EAGER: Quantifying the error landscape of deep neural networks

The remarkable success achieved by deep learning systems in a broad number of applications can be attributed to their ability to approximate complex functions well, their aptitude to being trained efficiently, and their good performance in predicting the values of unseen inputs. This last property, known as generalization, is particularly puzzling. It is observed that deep neural networks (DNNs) trained by the optimization algorithm known as stochastic gradient descent produce models that generalize well, particularly when the number of model parameters greatly exceeds the number of samples on which the model is trained. Traditional theory fails to explain these observations and new perspectives and means of investigation are necessary to elucidate these phenomena. To this end, statistical mechanics may provide methods and perspectives capable of addressing long-standing questions in deep learning. The energy landscape represents a common paradigm at the intersection of these fields: when training a DNN we descend the so- called 'error landscape' towards a minimum corresponding to a particular choice of model parameters. Understanding generalization performance in DNNs amounts to understanding the interplay between the structure of the error landscape and the dynamics of the training algorithm that descends it. In particular, the concept of 'flat minima' is gaining popularity as a possible explanation for these observations, but a rigorous approach for estimating flatness is lacking. We propose to employ a new class of methods developed within statistical mechanics to answer questions concerning the structure of the error landscapes of DNNs and to identify the relationship between the probability of finding a given solution, its flatness and its generalization performance. This line of investigation should have a significant impact on our understanding of generalization in deep learning systems with implications for high-stakes applications such as transportation, security and medicine.

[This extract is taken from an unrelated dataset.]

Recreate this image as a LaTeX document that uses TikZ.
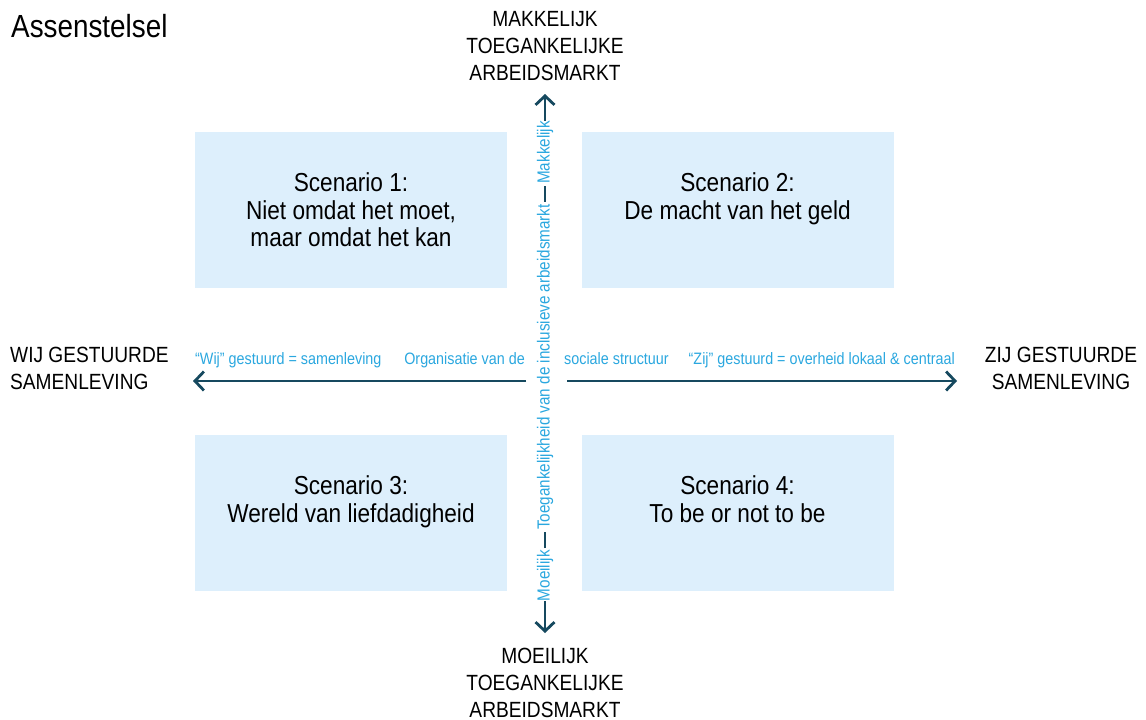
\documentclass[tikz,border=0pt]{standalone}
\usepackage{fontspec}
\setmainfont[FakeStretch=0.87]{Liberation Sans}
\usetikzlibrary{arrows.meta}
\definecolor{axisline}{HTML}{16495F}
\definecolor{axistext}{HTML}{2AA7DF}
\definecolor{quadfill}{HTML}{DDEFFC}

\begin{document}
\begin{tikzpicture}[x=1pt,y=-1pt,
  axis/.style={draw=axisline, line width=2.8pt},
  tip/.style={-{Straight Barb[length=9pt,width=19pt]}},
  quad/.style={fill=quadfill, draw=none, inner sep=0pt, minimum width=312pt, minimum height=156pt},
  scen/.style={font=\fontsize{26}{27.5}\selectfont, align=center, anchor=north, inner sep=0pt},
  pole/.style={font=\fontsize{22}{27}\selectfont, align=center, inner sep=0pt},
  hlabel/.style={text=axistext, font=\fontsize{16.5}{18}\selectfont, inner sep=0pt},
  vlabel/.style={text=axistext, font=\fontsize{17.5}{19}\selectfont, rotate=90, inner xsep=2pt, inner ysep=0pt},
]
\useasboundingbox (0,0) rectangle (1146,720);

% title
\node[anchor=base west, inner sep=0pt, font=\fontsize{32}{36}\selectfont] (title) at (11,37) {Assenstelsel};

% quadrants
\node[quad] (q1) at (351,210) {};
\node[quad] (q2) at (737.5,210) {};
\node[quad] (q3) at (351,513) {};
\node[quad] (q4) at (737.5,513) {};
\node[scen] (s1) at ([yshift=-41pt]q1.north) {Scenario 1:\\Niet omdat het moet,\\maar omdat het kan};
\node[scen] (s2) at ([yshift=-41pt]q2.north) {Scenario 2:\\De macht van het geld};
\node[scen] (s3) at ([yshift=-41pt]q3.north) {Scenario 3:\\Wereld van liefdadigheid};
\node[scen] (s4) at ([yshift=-41pt]q4.north) {Scenario 4:\\To be or not to be};

% pole labels
\node[pole, anchor=north] (top) at (545,11) {MAKKELIJK\\TOEGANKELIJKE\\ARBEIDSMARKT};
\node[pole, anchor=north] (bot) at (545,648) {MOEILIJK\\TOEGANKELIJKE\\ARBEIDSMARKT};
\node[pole, anchor=north west, align=left] (wij) at (10,347) {WIJ GESTUURDE\\SAMENLEVING};
\node[pole, anchor=north] (zij) at (1061,347) {ZIJ GESTUURDE\\SAMENLEVING};

% horizontal axis
\coordinate (wtip) at (193,381);
\coordinate (etip) at (957,381);
\coordinate (wgap) at (526,381);
\coordinate (egap) at (567,381);
\draw[axis, tip] (wgap) -- (wtip);
\draw[axis, tip] (egap) -- (etip);
\node[hlabel, anchor=base west] (hw) at (195,364) {“Wij” gestuurd = samenleving};
\node[hlabel, anchor=base east] (hcl) at (525,364) {Organisatie van de};
\node[hlabel, anchor=base west] (hcr) at (564,364) {sociale structuur};
\node[hlabel, anchor=base east] (he) at (955,364) {“Zij” gestuurd = overheid lokaal \& centraal};

% vertical axis
\node[vlabel] (vmid) at (545,367) {Toegankelijkheid van de inclusieve arbeidsmarkt};
\node[vlabel, anchor=east] (vlow) at ([yshift=-16pt]vmid.west) {Moeilijk};
\node[vlabel, anchor=west] (vhigh) at ([yshift=16pt]vmid.east) {Makkelijk};
\coordinate (ntip) at (545,94);
\coordinate (stip) at (545,633);
\draw[axis] (vlow.east) -- (vmid.west);
\draw[axis] (vmid.east) -- (vhigh.west);
\draw[axis, tip] ([yshift=-2pt]vhigh.east) -- (ntip);
\draw[axis, tip] ([yshift=2pt]vlow.west) -- (stip);
\end{tikzpicture}
\end{document}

This proposal seeks to bring a new degree of rigor in the characterization of the error landscape of DNNs and how the interplay between landscape structure and optimization dynamics yield generalizable solutions. As a result, we will be able to elucidate why DNNs are endowed with low estimation error (i.e., high generalization performance). Such an understanding will represent a significant step forward in the development of a theory of deep learning. We aim to do so by exploiting state-of-the-science numerical techniques to measure the volume of basins of attraction in high-dimensional parameter spaces. We will measure the basin volume distributions and the associated flatness as a function of the number of parameters and the generalization performance of the network.

This award reflects NSF's statutory mission and has been deemed worthy of support through evaluation using the Foundation's intellectual merit and broader impacts review criteria.